What is this dismal-fronted pile of bastard Egyptian, like an enchanter’s palace in a melodrama! – a famous prison, called The Tombs. Shall we go in?

So. A long, narrow, lofty building, stove-heated as usual, with four galleries, one above the other, going round it, and communicating by stairs. Between the two sides of each gallery, and in its centre, a bridge, for the greater convenience of crossing. On each of these bridges sits a man: dozing or reading, or talking to an idle companion. On each tier, are two opposite rows of small iron doors. They look like furnace-doors, but are cold and black, as though the fires within had all gone out. Some two or three are open, and women, with drooping heads bent down, are talking to the inmates. The whole is lighted by a skylight, but it is fast closed; and from the roof there dangle, limp and drooping, two useless windsails.

A man with keys appears, to show us round. A good-looking fellow, and, in his way, civil and obliging.

‘Are those black doors the cells?’

‘Yes.’

‘Are they all full?’

‘Well, they’re pretty nigh full, and that’s a fact, and no two ways about it.’

‘Those at the bottom are unwholesome, surely?’

‘Why, we do only put coloured people in ’em. That’s the truth.’

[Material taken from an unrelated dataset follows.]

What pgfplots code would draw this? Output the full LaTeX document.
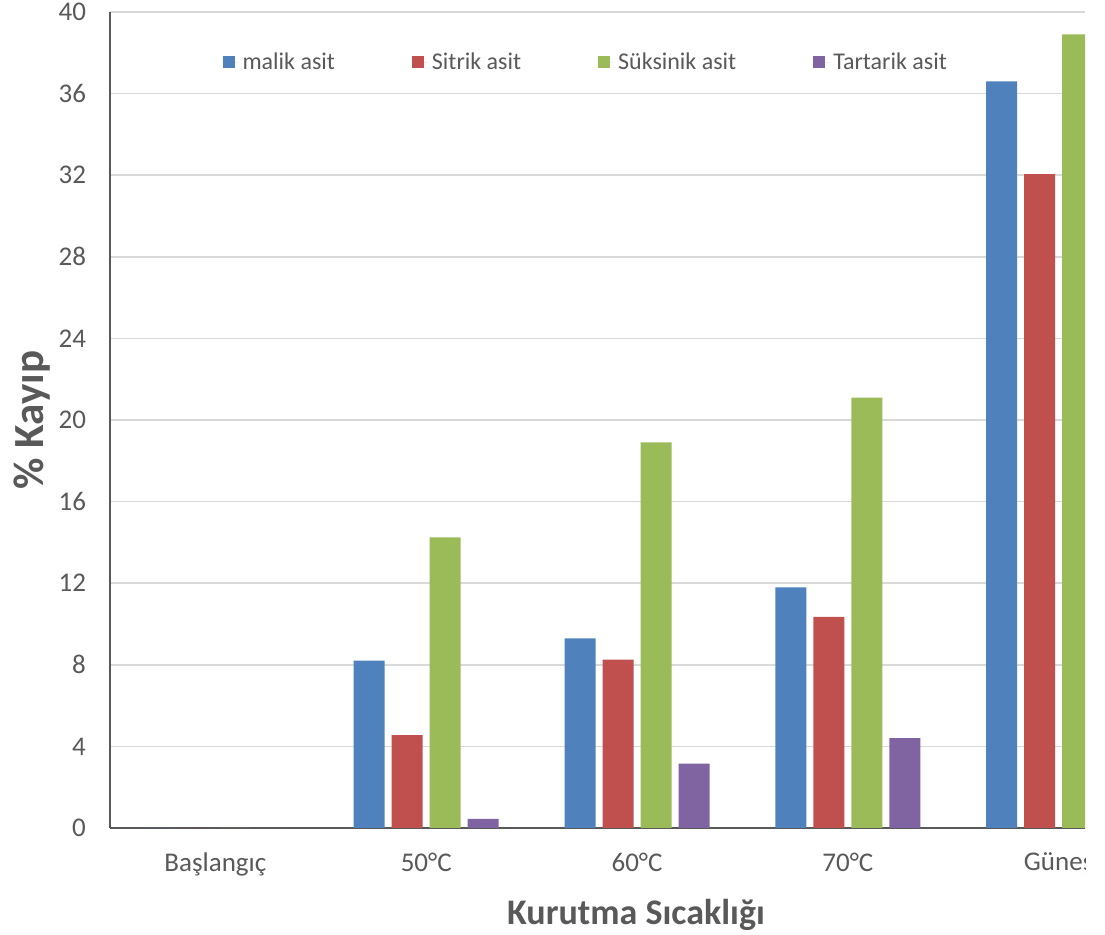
\documentclass[border=0pt]{standalone}
\usepackage{fontspec}
\setmainfont{Carlito}
\usepackage{pgfplots}
\pgfplotsset{compat=1.18}

\definecolor{cblue}{HTML}{4F81BD}
\definecolor{cred}{HTML}{C0504D}
\definecolor{cgreen}{HTML}{9BBB59}
\definecolor{cpurple}{HTML}{8064A2}
\definecolor{txt}{HTML}{595959}
\definecolor{gridc}{HTML}{D9D9D9}
\definecolor{axc}{HTML}{595959}

\begin{document}
\begin{tikzpicture}
\useasboundingbox (-55pt,-53.5pt) rectangle (497.5pt,414pt);
% the chart is trimmed on its right side
\clip (-55pt,-53.5pt) rectangle (487.5pt,414pt);
\begin{axis}[
  at={(0pt,0pt)}, anchor=south west,
  scale only axis, width=487.5pt, height=408pt,
  ybar=3.5pt, bar width=15.5pt,
  xmin=-0.5, xmax=4.125,
  ymin=0, ymax=40,
  ytick={0,4,...,40},
  xtick={0,1,2,3,4},
  xticklabels={Başlangıç,50°C,60°C,70°C,Güneş},
  axis x line*=bottom, axis y line*=left,
  axis line style={axc, line width=0.9pt},
  ymajorgrids, grid style={gridc, line width=0.75pt},
  major tick length=0pt,
  /pgf/number format/assume math mode=true,
  tick label style={font=\fontsize{13.5}{16}\selectfont, text=txt},
  yticklabel style={xshift=-8.5pt},
  xticklabel style={yshift=-9pt},
  ylabel={\% Kayıp},
  ylabel style={at={(axis description cs:-0.08,0.5)}, anchor=center,
    font=\bfseries\fontsize{21.5}{24}\selectfont, text=txt},
  xlabel={Kurutma Sıcaklığı},
  xlabel style={at={(axis description cs:0.5395,-0.106)}, anchor=center,
    font=\bfseries\fontsize{18}{22}\selectfont, text=txt},
  legend columns=4,
  legend style={draw=none, fill=none, inner sep=0pt,
    at={(axis description cs:0.115,0.9385)}, anchor=west,
    font=\fontsize{12}{14}\selectfont, text=txt,
    /tikz/every even column/.append style={column sep=36.5pt}},
  legend image code/.code={%
    \fill[#1] (0pt,-3pt) rectangle (6pt,3pt);
    \path (0pt,0pt) -- (8pt,0pt);},
]
\addplot[fill=cblue, draw=none]
  coordinates {(0,0) (1,8.2) (2,9.3) (3,11.8) (4,36.6)};
\addplot[fill=cred, draw=none]
  coordinates {(0,0) (1,4.55) (2,8.25) (3,10.35) (4,32.05)};
\addplot[fill=cgreen, draw=none]
  coordinates {(0,0) (1,14.25) (2,18.9) (3,21.1) (4,38.9)};
\addplot[fill=cpurple, draw=none]
  coordinates {(0,0) (1,0.45) (2,3.15) (3,4.4)};
\legend{malik asit, Sitrik asit, Süksinik asit, Tartarik asit}
\end{axis}
\end{tikzpicture}
\end{document}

‘When do the prisoners take exercise?’

‘Well, they do without it pretty much.’

‘Do they never walk in the yard?’

‘Considerable seldom.’

‘Sometimes, I suppose?’

‘Well, it’s rare they do. They keep pretty bright without it.’

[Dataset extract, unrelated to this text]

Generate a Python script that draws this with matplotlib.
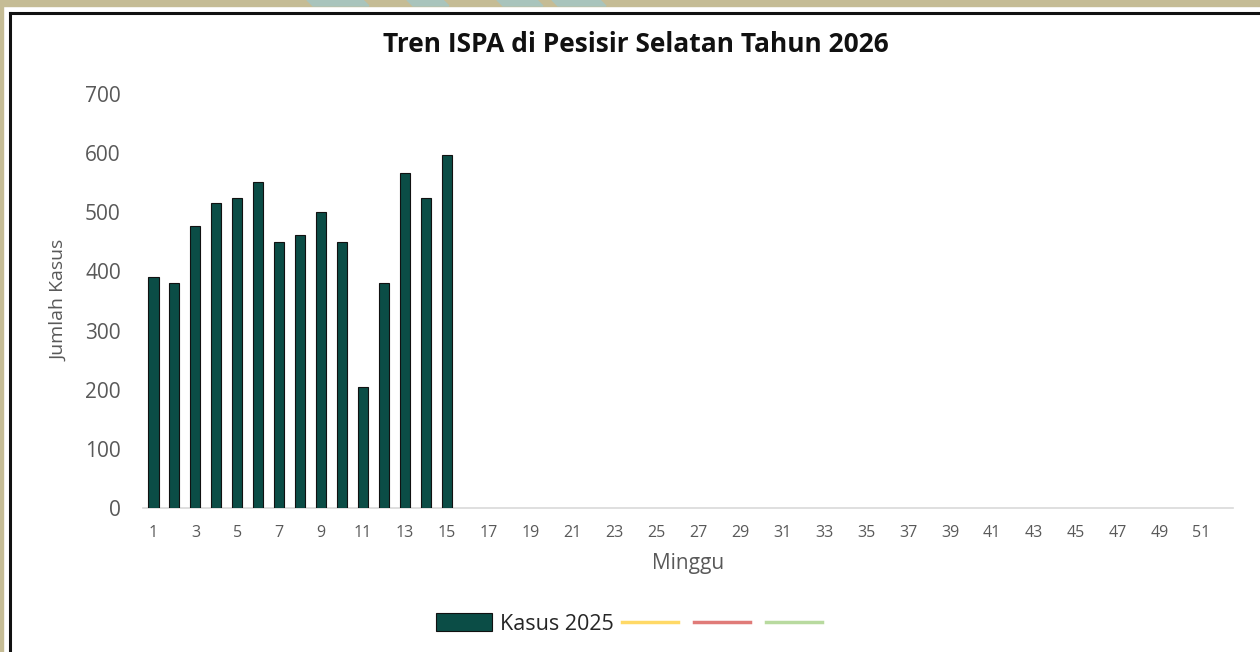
import matplotlib.pyplot as plt
from matplotlib.lines import Line2D
from matplotlib.patches import Patch, Rectangle, Polygon

# weekly ISPA cases (weeks 1-15 filled, rest empty)
weeks = list(range(1, 53))
kasus_2025 = [390, 380, 476, 516, 524, 552, 450, 461, 501, 450, 204, 380, 566, 524, 597]
y_ticks = [0, 100, 200, 300, 400, 500, 600, 700]
x_tick_labels = [str(w) for w in weeks[::2]]

bar_color = '#0b4d46'
line_colors = ['#ffd966', '#e07b78', '#b8da9f']

plt.rcParams['font.family'] = ['Open Sans', 'DejaVu Sans']

fig = plt.figure(figsize=(12.6, 6.52), dpi=100)
W, H = 1260, 652

# beige frame around the slide, with thin decorative teal strips on top
fig.patches.append(Rectangle((0, 1 - 6 / H), 1, 6 / H, transform=fig.transFigure,
                             color='#c5bc95', zorder=0))
fig.patches.append(Rectangle((0, 0), 3 / W, 1, transform=fig.transFigure,
                             color='#c5bc95', zorder=0))
for x0, x1 in [(307, 363), (407, 443), (497, 537), (552, 600)]:
    fig.patches.append(Polygon([(x0 / W, 1), (x1 / W, 1), ((x1 + 6) / W, 1 - 6 / H),
                                ((x0 + 6) / W, 1 - 6 / H)], closed=True,
                               transform=fig.transFigure, color='#a9c4bc', zorder=1))
# black chart border (top and left)
fig.add_artist(Line2D([10 / W, 1], [1 - 13 / H, 1 - 13 / H], transform=fig.transFigure,
                      color='#111111', lw=2.2))
fig.add_artist(Line2D([10 / W, 10 / W], [0, 1 - 13 / H], transform=fig.transFigure,
                      color='#111111', lw=2.2))

ax = fig.add_axes([143 / W, 1 - 508 / H, (1233 - 143) / W, (508 - 94) / H])
ax.bar(weeks[:len(kasus_2025)], kasus_2025, width=0.48, color=bar_color,
       edgecolor='#111111', linewidth=0.8, zorder=3)

ax.set_xlim(0.5, 52.5)
ax.set_ylim(0, 700)
ax.set_yticks(y_ticks)
ax.set_xticks(weeks[::2])
ax.set_xticklabels(x_tick_labels)
ax.tick_params(axis='y', length=0, labelsize=15, labelcolor='#595959', pad=16)
ax.tick_params(axis='x', length=0, labelsize=11.5, labelcolor='#595959', pad=12)
for s in ['top', 'right', 'left']:
    ax.spines[s].set_visible(False)
ax.spines['bottom'].set_color('#d9d9d9')
ax.spines['bottom'].set_linewidth(1.2)

fig.text(636 / W, 1 - 45 / H, 'Tren ISPA di Pesisir Selatan Tahun 2026', ha='center',
         va='center', fontsize=19, fontweight='bold', color='#111111')
fig.text(59 / W, 1 - 300 / H, 'Jumlah Kasus', rotation=90, ha='center', va='center',
         fontsize=14, color='#595959')
fig.text(688 / W, 1 - 563 / H, 'Minggu', ha='center', va='center',
         fontsize=15, color='#595959')

handles = [Patch(facecolor=bar_color, edgecolor='#111111', linewidth=0.8)]
handles += [Line2D([], [], color=c, lw=2.5) for c in line_colors]
labels = ['Kasus 2025', '', '', '']
fig.legend(handles, labels, loc='center', bbox_to_anchor=(633 / W, 1 - 624 / H), ncol=4,
           frameon=False, fontsize=15.5, handlelength=2.6, handleheight=0.9,
           handletextpad=0.35, columnspacing=0.4, labelcolor='#262626')

fig.savefig('out.png', dpi=100, facecolor='white')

‘But suppose a man were here for a twelvemonth. I know this is only a prison for criminals who are charged with grave offences, while they are awaiting their trial, or under remand, but the law here affords criminals many means of delay. What with motions for new trials, and in arrest of judgment, and what not, a prisoner might be here for twelve months, I take it, might he not?’

‘Well, I guess he might.’

‘Do you mean to say that in all that time he would never come out at that little iron door, for exercise?’

‘He might walk some, perhaps – not much.’

‘Will you open one of the doors?’

‘All, if you like.’

The fastenings jar and rattle, and one of the doors turns slowly on its hinges. Let us look in. A small bare cell, into which the light enters through a high chink in the wall. There is a rude means of washing, a table, and a bedstead. Upon the latter, sits a man of sixty; reading. He looks up for a moment; gives an impatient dogged shake; and fixes his eyes upon his book again. As we withdraw our heads, the door closes on him, and is fastened as before. This man has murdered his wife, and will probably be hanged.

‘How long has he been here?’

‘A month.’

‘When will he be tried?’

‘Next term.’

‘When is that?’

‘Next month.’

‘In England, if a man be under sentence of death, even he has air and exercise at certain periods of the day.’